In the fourth experiment, people again read a series of factual statements and typed them into a computer. They were told that the statements would be stored in a specific folder with a generic name (eg, "facts" or "data"). They were then given ten minutes to write down as many statements as they could remember. Finally, they were asked to name the folder in which a particular statement was stored (eg, "What folder was the statement about the ostrich saved in?"). It was discovered that people were better able to remember the folder names than the facts themselves. "These results seem remarkable on the surface, given the memorable nature of the statements and the unmemorable nature of the folder names," the researchers write. The experiment provides "preliminary evidence that when people expect information to remain continuously available (such as we expect with Internet access), we are more likely to remember where to find it than we are to remember the details of the item."

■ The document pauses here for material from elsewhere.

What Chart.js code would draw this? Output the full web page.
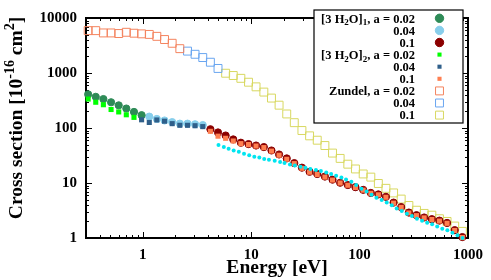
<!DOCTYPE html>
<html>
<head>
<meta charset="utf-8">
<script src="https://cdn.jsdelivr.net/npm/chart.js@4.4.1/dist/chart.umd.min.js"></script>
<style>
  html, body { margin: 0; padding: 0; background: #fff; }
</style>
</head>
<body>
<canvas id="chart" width="491" height="280"></canvas>
<script>
// energy grid [eV] shared by the cluster runs
const energy = [0.314, 0.369, 0.434, 0.511, 0.601, 0.706, 0.831, 0.977, 1.15, 1.35,
  1.59, 1.87, 2.20, 2.59, 3.04, 3.58, 4.21, 4.95, 5.82, 6.84,
  8.04, 9.46, 11.1, 13.1, 15.4, 18.1, 21.3, 25.0, 29.4, 34.6,
  40.7, 47.9, 56.3, 66.2, 77.9, 91.6, 108, 127, 149, 175,
  206, 242, 285, 335, 394, 464, 545, 641, 754, 887];

// [3 H2O]1 (circles)
const trimer1A002 = [409, 369, 336, 294, 258, 226, 196, 171];
const trimer1A004 = [161, 146, 137, 128, 120, 120, 117, 113];
const trimer1A01 = [95, 83, 73, 62, 54, 51, 48, 45, 39, 33, 28, 23, 19, 16, 14.6, 13.1, 11.5,
  10.1, 9.2, 8.4, 7.5, 6.6, 6.2, 5.6, 4.4, 3.65, 2.9, 2.6, 2.36, 2.2, 2.07, 1.88, 1.39, 1.04];

// [3 H2O]2 (small squares)
const trimer2A002 = [336, 294, 265, 217, 196, 174, 156];
const trimer2A004 = [141, 126, 140, 133, 120, 112, 112, 110, 106];
const trimer2A01 = [87, 71, 65, 58, 52, 50, 47, 44, 38, 32, 27, 22.5, 18.5, 15.7, 14.3, 12.8, 11.3,
  10, 9.1, 8.3, 7.4, 6.5, 6.1, 5.5, 4.3, 3.6, 2.85, 2.55, 2.32, 2.17, 2.03, 1.85, 1.37, 1.02];

// Zundel (open squares)
const zundelA002 = [5890, 5890, 5350, 5350, 5220, 5500, 5290, 5150, 5030, 4640, 4060, 3470, 2770];
const zundelA004 = [2500, 2190, 1910, 1570, 1210];
const zundelA01 = [990, 900, 800, 680, 560, 450, 350, 260, 180, 125, 90, 72, 60, 48, 35, 28,
  22, 18, 14.6, 12.8, 9.8, 8.0, 6.6, 5.1, 3.9, 3.2, 2.8, 2.6, 2.24, 2.0, 1.65, 1.32];

// reference curve (cyan dots)
const refEnergy = [5.0, 5.6, 6.2, 6.9, 7.7, 8.6, 9.6, 10.7, 11.9, 13.2, 14.6, 16.5, 18.5, 20.3,
  22.8, 25.3, 28.5, 31.7, 35.2, 39.6, 44.0, 49.3, 54.7, 60.8, 68, 75, 84, 93, 104, 116, 129,
  143, 160, 178, 198, 220, 245, 273, 304, 338, 377, 420, 467, 520, 579, 645, 718, 800, 890];
const refValues = [49, 45, 42, 39, 37, 34, 32, 30, 29, 27.4, 26.4, 25.3, 24, 23.1, 21.6, 20.8,
  19.7, 19, 18, 17.3, 16.6, 15.6, 14.6, 13.6, 12.6, 11.6, 10.5, 9.2, 7.9, 7.0, 6.1, 5.4, 4.9,
  4.4, 3.95, 3.45, 3.1, 2.75, 2.5, 2.25, 2.05, 1.9, 1.78, 1.62, 1.48, 1.38, 1.25, 1.12, 1.0];

const xTicks = [1, 10, 100, 1000];
const yTicks = [1, 10, 100, 1000, 10000];

const FONT = '"Liberation Serif", "Times New Roman", serif';

function onGrid(start, values) {
  return values.map((v, i) => ({ x: energy[start + i], y: v }));
}

function circles(label, start, values, color) {
  return {
    label, data: onGrid(start, values), order: 2,
    pointStyle: 'circle', pointRadius: 3.6, borderWidth: 1,
    backgroundColor: color, borderColor: color
  };
}
function smallSquares(label, start, values, color) {
  return {
    label, data: onGrid(start, values), order: 1,
    pointStyle: 'rect', pointRadius: 3.6, borderWidth: 0,
    backgroundColor: color, borderColor: color
  };
}
function openSquares(label, start, values, color) {
  return {
    label, data: onGrid(start, values), order: 3,
    pointStyle: 'rect', pointRadius: 5.6, borderWidth: 1,
    backgroundColor: 'rgba(0,0,0,0)', borderColor: color
  };
}

const datasets = [
  circles('[3 H2O]1, a = 0.02', 0, trimer1A002, '#2e8b57'),
  circles('0.04', 8, trimer1A004, '#87ceeb'),
  circles('0.1', 16, trimer1A01, '#8b0000'),
  smallSquares('[3 H2O]2, a = 0.02', 0, trimer2A002, '#00ff00'),
  smallSquares('0.04', 7, trimer2A004, '#2f5f8a'),
  smallSquares('0.1', 16, trimer2A01, '#ff7f50'),
  openSquares('Zundel, a = 0.02', 0, zundelA002, '#f4845f'),
  openSquares('0.04', 13, zundelA004, '#6aa6f0'),
  openSquares('0.1', 18, zundelA01, '#d8d860'),
  {
    label: 'reference', data: refEnergy.map((x, i) => ({ x, y: refValues[i] })), order: 0,
    pointStyle: 'circle', pointRadius: 2, borderWidth: 0,
    backgroundColor: '#00e5f0', borderColor: '#00e5f0'
  }
];

// legend rows: pieces of text (sub = subscript)
const legendRows = [
  [{ t: '[3 H' }, { t: '2', s: 'sub' }, { t: 'O]' }, { t: '1', s: 'sub' }, { t: ', a = 0.02' }],
  [{ t: '0.04' }],
  [{ t: '0.1' }],
  [{ t: '[3 H' }, { t: '2', s: 'sub' }, { t: 'O]' }, { t: '2', s: 'sub' }, { t: ', a = 0.02' }],
  [{ t: '0.04' }],
  [{ t: '0.1' }],
  [{ t: 'Zundel, a = 0.02' }],
  [{ t: '0.04' }],
  [{ t: '0.1' }]
];

function partFont(p, size) {
  const s = p.s ? Math.round(size * 0.72) : size;
  return 'bold ' + s + 'px ' + FONT;
}
function richWidth(ctx, parts, size) {
  let w = 0;
  parts.forEach(p => { ctx.font = partFont(p, size); w += ctx.measureText(p.t).width; });
  return w;
}
function drawRich(ctx, parts, x, y, size, align) {
  const w = richWidth(ctx, parts, size);
  let cx = align === 'right' ? x - w : align === 'center' ? x - w / 2 : x;
  ctx.textBaseline = 'alphabetic';
  ctx.textAlign = 'left';
  parts.forEach(p => {
    ctx.font = partFont(p, size);
    const dy = p.s === 'sup' ? -size * 0.4 : p.s === 'sub' ? size * 0.22 : 0;
    ctx.fillText(p.t, cx, y + dy);
    cx += ctx.measureText(p.t).width;
  });
}

function minorValues(min, max) {
  const out = [];
  for (let e = Math.floor(Math.log10(min)); e < Math.log10(max); e++) {
    const d = Math.pow(10, e);
    for (let m = 2; m <= 9; m++) {
      const v = d * m;
      if (v > min && v < max) out.push(v);
    }
  }
  return out;
}

const framePlugin = {
  id: 'frame',
  beforeDatasetsDraw(chart) {
    const { ctx, chartArea: a, scales: { x, y } } = chart;
    ctx.save();
    ctx.strokeStyle = '#000';
    ctx.lineWidth = 1;
    ctx.beginPath();
    const tick = (vals, len, scale, horiz) => {
      vals.forEach(v => {
        const p = Math.round(scale.getPixelForValue(v)) + 0.5;
        if (horiz) {
          ctx.moveTo(p, a.bottom); ctx.lineTo(p, a.bottom - len);
          ctx.moveTo(p, a.top); ctx.lineTo(p, a.top + len);
        } else {
          ctx.moveTo(a.left, p); ctx.lineTo(a.left + len, p);
          ctx.moveTo(a.right, p); ctx.lineTo(a.right - len, p);
        }
      });
    };
    tick(xTicks, 6, x, true);
    tick(minorValues(x.min, x.max), 3, x, true);
    tick(yTicks, 6, y, false);
    tick(minorValues(y.min, y.max), 3, y, false);
    ctx.stroke();
    ctx.lineWidth = 2;
    ctx.strokeRect(a.left, a.top, a.right - a.left, a.bottom - a.top);
    ctx.restore();
  },
  afterDraw(chart) {
    const { ctx, chartArea: a } = chart;
    ctx.save();
    ctx.fillStyle = '#000';

    // axis titles
    drawRich(ctx, [{ t: 'Energy [eV]' }], (a.left + a.right) / 2, 273, 19.5, 'center');
    ctx.translate(22, 118);
    ctx.rotate(-Math.PI / 2);
    drawRich(ctx, [{ t: 'Cross section [10' }, { t: '-16', s: 'sup' }, { t: ' cm' },
      { t: '2', s: 'sup' }, { t: ']' }], 0, 0, 19.5, 'center');
    ctx.restore();

    // key box
    ctx.save();
    const box = { l: 314, t: 10, r: 463, b: 123 };
    ctx.fillStyle = '#fff';
    ctx.fillRect(box.l, box.t, box.r - box.l, box.b - box.t);
    ctx.strokeStyle = '#000';
    ctx.lineWidth = 1.2;
    ctx.strokeRect(box.l, box.t, box.r - box.l, box.b - box.t);
    legendRows.forEach((parts, i) => {
      const cy = 18.3 + i * 12.1;
      ctx.fillStyle = '#000';
      drawRich(ctx, parts, 415, cy + 4.3, 12.5, 'right');
      const ds = chart.data.datasets[i];
      ctx.fillStyle = ds.backgroundColor;
      ctx.strokeStyle = ds.borderColor;
      ctx.lineWidth = ds.borderWidth || 0;
      const small = ds.pointStyle === 'rect' && ds.borderWidth === 0;
      Chart.helpers.drawPoint(ctx, {
        pointStyle: ds.pointStyle,
        radius: small ? 2.9 : ds.pointRadius + (ds.pointStyle === 'circle' ? 0.6 : 0),
        rotation: 0,
        borderWidth: ds.borderWidth
      }, 439.5, cy);
    });
    ctx.restore();
  }
};

const tickFont = { family: FONT, size: 15, weight: 'bold' };

new Chart(document.getElementById('chart'), {
  type: 'scatter',
  data: { datasets: datasets.map(d => Object.assign({ clip: false }, d)) },
  options: {
    responsive: false,
    animation: false,
    devicePixelRatio: 1,
    layout: { padding: { top: 5, right: 18, left: 0, bottom: 0 } },
    plugins: { legend: { display: false }, tooltip: { enabled: false } },
    scales: {
      x: {
        type: 'logarithmic', min: 0.3, max: 1000,
        grid: { display: false, drawTicks: false },
        border: { display: false },
        afterBuildTicks: s => { s.ticks = xTicks.map(v => ({ value: v })); },
        afterFit: s => { s.height = 42; },
        ticks: { font: tickFont, color: '#000', padding: 8, maxRotation: 0, autoSkip: false,
          callback: v => String(v) }
      },
      y: {
        type: 'logarithmic', min: 1, max: 10000,
        grid: { display: false, drawTicks: false },
        border: { display: false },
        afterBuildTicks: s => { s.ticks = yTicks.map(v => ({ value: v })); },
        afterFit: s => { s.width = 86; },
        ticks: { font: tickFont, color: '#000', padding: 9, autoSkip: false,
          callback: v => String(v) }
      }
    }
  },
  plugins: [framePlugin]
});
</script>
</body>
</html>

Human beings, of course, have always had external, or "transactive," information stores to supplement their biological memory. These stores can reside in the brains of other people we know (if your friend John is an expert on sports, then you know you can use John's knowledge of sports facts to supplement your own memory) or in storage or media technologies such as maps and books and microfilm. But we've never had an "external memory" so capacious, so available and so easily searched as the web. If, as this study suggests, the way we form (or fail to form) memories is deeply influenced by the mere existence of external information stores, then we may be entering an era in history in which we will store fewer and fewer memories inside our own brains.
If a fact stored externally were the same as a memory of that fact stored in our mind, then the loss of internal memory wouldn't much matter. But external storage and biological memory are not the same thing. When we form, or "consolidate," a personal memory, we also form associations between that memory and other memories that are unique to ourselves and also indispensable to the development of deep, conceptual knowledge. The associations, moreover, continue to change with time, as we learn more and experience more. As Emerson understood, the essence of personal memory is not the discrete facts or experiences we store in our mind but "the cohesion" which ties all those facts and experiences together. What is the self but the unique pattern of that cohesion?

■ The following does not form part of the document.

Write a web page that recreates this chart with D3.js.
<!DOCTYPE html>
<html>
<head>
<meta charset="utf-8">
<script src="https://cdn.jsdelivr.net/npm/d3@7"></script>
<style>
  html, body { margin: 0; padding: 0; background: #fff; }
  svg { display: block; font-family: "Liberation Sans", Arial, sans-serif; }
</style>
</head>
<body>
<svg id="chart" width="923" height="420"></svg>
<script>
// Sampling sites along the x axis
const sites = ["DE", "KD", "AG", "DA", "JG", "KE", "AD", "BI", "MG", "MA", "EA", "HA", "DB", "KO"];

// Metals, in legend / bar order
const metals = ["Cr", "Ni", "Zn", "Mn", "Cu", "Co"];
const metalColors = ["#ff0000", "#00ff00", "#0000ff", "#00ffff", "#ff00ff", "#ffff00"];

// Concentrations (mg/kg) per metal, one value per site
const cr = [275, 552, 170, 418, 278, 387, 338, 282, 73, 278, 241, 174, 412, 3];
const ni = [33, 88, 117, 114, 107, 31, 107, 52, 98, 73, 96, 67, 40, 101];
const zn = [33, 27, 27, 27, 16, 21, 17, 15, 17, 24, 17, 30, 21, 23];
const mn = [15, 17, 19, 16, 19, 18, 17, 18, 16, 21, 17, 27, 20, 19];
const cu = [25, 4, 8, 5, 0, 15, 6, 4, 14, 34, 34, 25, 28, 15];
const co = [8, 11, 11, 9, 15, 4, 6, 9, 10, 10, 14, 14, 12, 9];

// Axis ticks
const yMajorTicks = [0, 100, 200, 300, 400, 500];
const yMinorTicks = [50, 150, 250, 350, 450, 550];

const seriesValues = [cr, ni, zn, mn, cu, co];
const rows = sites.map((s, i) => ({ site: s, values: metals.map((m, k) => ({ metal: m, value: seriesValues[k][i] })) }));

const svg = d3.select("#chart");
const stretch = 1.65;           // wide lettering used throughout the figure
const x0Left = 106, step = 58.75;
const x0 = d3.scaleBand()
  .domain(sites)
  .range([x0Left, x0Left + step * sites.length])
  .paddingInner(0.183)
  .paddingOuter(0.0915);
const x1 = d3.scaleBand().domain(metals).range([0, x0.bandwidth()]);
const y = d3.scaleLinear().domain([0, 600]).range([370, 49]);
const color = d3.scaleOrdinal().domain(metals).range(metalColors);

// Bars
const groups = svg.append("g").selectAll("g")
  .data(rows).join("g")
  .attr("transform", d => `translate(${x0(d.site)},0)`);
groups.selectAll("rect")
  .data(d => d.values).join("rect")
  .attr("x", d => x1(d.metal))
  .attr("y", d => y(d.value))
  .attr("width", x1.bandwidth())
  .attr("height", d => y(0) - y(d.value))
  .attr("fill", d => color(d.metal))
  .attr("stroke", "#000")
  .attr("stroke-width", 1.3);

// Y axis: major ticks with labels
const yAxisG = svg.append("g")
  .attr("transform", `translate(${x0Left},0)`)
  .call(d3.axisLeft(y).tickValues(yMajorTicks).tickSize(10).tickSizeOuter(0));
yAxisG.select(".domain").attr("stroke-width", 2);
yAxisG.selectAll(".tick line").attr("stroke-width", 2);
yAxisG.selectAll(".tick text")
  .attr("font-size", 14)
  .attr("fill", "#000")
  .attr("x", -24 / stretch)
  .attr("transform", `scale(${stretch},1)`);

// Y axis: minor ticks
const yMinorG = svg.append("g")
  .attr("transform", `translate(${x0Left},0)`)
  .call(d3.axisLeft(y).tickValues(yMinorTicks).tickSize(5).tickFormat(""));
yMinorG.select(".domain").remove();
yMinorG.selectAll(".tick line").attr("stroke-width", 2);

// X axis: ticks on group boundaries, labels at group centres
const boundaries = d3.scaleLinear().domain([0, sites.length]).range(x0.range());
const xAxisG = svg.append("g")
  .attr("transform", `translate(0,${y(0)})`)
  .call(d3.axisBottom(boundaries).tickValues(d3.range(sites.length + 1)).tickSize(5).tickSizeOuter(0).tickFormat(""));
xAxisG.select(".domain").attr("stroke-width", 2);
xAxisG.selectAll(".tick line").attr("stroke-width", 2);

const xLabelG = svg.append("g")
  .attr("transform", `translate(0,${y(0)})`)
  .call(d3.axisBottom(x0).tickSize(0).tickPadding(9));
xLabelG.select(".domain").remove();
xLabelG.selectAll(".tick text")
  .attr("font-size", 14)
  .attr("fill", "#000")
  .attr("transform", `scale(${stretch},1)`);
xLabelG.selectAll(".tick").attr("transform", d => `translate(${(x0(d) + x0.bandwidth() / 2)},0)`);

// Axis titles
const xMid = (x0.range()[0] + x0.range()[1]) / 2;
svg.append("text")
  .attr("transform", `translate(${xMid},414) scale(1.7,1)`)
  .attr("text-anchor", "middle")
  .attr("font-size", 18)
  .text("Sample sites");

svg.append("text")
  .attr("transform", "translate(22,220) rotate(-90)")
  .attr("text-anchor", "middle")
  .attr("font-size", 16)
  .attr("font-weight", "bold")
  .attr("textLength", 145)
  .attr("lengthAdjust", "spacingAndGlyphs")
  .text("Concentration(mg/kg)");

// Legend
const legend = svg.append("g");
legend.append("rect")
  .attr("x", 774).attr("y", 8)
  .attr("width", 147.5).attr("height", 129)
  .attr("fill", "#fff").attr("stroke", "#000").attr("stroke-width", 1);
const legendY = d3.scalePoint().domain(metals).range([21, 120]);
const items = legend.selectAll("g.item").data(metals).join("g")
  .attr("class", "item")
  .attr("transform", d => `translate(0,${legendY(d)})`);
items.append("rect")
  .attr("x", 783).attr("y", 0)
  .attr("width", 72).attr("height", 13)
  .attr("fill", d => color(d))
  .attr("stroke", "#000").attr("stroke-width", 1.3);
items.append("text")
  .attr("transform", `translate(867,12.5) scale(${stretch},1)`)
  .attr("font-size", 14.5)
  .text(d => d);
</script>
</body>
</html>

The researchers seem fairly sanguine about the results of their study. "We are becoming symbiotic with our computer tools," they conclude, "growing into interconnected systems that remember less by knowing information than by knowing where the information can be found." Although we don't yet understand the possible "disadvantages of being constantly 'wired,'" we have nevertheless "become dependent" on our gadgets. "We must remain plugged in to know what Google knows." But as memory shifts from the individual mind to the machine's shared database, what happens to that unique "cohesion" that is the self?